SET TASK. Extract the first line through the line containing "const yTicks = [0, 350, 700, 1050, 1400];" from the listing below, exactly as written.

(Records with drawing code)
## begin
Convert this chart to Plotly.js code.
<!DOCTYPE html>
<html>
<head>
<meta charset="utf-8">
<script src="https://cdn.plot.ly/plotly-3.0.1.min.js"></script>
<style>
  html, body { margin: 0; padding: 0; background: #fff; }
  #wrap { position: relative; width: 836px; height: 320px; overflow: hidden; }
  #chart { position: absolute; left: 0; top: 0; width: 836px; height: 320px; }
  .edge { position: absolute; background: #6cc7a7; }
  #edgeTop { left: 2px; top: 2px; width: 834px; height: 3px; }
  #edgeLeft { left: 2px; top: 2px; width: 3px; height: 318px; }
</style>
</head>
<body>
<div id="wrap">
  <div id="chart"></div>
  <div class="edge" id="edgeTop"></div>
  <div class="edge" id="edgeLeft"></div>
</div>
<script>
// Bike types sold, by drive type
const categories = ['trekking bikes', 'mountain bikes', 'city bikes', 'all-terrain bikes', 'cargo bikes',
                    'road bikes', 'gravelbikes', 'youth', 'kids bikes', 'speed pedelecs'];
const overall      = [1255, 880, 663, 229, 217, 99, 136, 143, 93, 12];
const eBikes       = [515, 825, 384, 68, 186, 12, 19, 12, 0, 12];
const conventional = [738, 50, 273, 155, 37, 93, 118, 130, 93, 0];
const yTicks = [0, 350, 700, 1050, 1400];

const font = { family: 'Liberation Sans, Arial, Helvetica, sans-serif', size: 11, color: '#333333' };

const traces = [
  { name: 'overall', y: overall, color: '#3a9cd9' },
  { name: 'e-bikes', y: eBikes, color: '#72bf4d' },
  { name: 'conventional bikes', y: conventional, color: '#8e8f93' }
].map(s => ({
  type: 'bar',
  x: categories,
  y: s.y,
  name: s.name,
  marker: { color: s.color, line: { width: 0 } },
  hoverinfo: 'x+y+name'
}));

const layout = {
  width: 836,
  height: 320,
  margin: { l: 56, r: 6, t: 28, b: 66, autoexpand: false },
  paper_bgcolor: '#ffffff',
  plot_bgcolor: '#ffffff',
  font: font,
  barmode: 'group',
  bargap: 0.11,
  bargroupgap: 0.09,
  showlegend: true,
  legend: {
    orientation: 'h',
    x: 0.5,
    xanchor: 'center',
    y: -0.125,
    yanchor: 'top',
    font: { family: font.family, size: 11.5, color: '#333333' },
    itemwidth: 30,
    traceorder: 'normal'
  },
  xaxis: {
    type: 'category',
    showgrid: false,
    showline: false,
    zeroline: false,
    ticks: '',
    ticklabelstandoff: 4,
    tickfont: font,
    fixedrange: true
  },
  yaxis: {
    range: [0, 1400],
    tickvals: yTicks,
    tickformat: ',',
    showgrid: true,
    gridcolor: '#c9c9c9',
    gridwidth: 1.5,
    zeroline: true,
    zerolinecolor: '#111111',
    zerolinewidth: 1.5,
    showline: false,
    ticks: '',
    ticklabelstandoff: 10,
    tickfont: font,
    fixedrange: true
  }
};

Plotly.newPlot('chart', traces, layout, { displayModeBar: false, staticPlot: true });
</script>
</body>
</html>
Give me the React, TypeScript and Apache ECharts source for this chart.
## end
TASK OUTPUT.
Convert this chart to Plotly.js code.
<!DOCTYPE html>
<html>
<head>
<meta charset="utf-8">
<script src="https://cdn.plot.ly/plotly-3.0.1.min.js"></script>
<style>
  html, body { margin: 0; padding: 0; background: #fff; }
  #wrap { position: relative; width: 836px; height: 320px; overflow: hidden; }
  #chart { position: absolute; left: 0; top: 0; width: 836px; height: 320px; }
  .edge { position: absolute; background: #6cc7a7; }
  #edgeTop { left: 2px; top: 2px; width: 834px; height: 3px; }
  #edgeLeft { left: 2px; top: 2px; width: 3px; height: 318px; }
</style>
</head>
<body>
<div id="wrap">
  <div id="chart"></div>
  <div class="edge" id="edgeTop"></div>
  <div class="edge" id="edgeLeft"></div>
</div>
<script>
// Bike types sold, by drive type
const categories = ['trekking bikes', 'mountain bikes', 'city bikes', 'all-terrain bikes', 'cargo bikes',
                    'road bikes', 'gravelbikes', 'youth', 'kids bikes', 'speed pedelecs'];
const overall      = [1255, 880, 663, 229, 217, 99, 136, 143, 93, 12];
const eBikes       = [515, 825, 384, 68, 186, 12, 19, 12, 0, 12];
const conventional = [738, 50, 273, 155, 37, 93, 118, 130, 93, 0];
const yTicks = [0, 350, 700, 1050, 1400];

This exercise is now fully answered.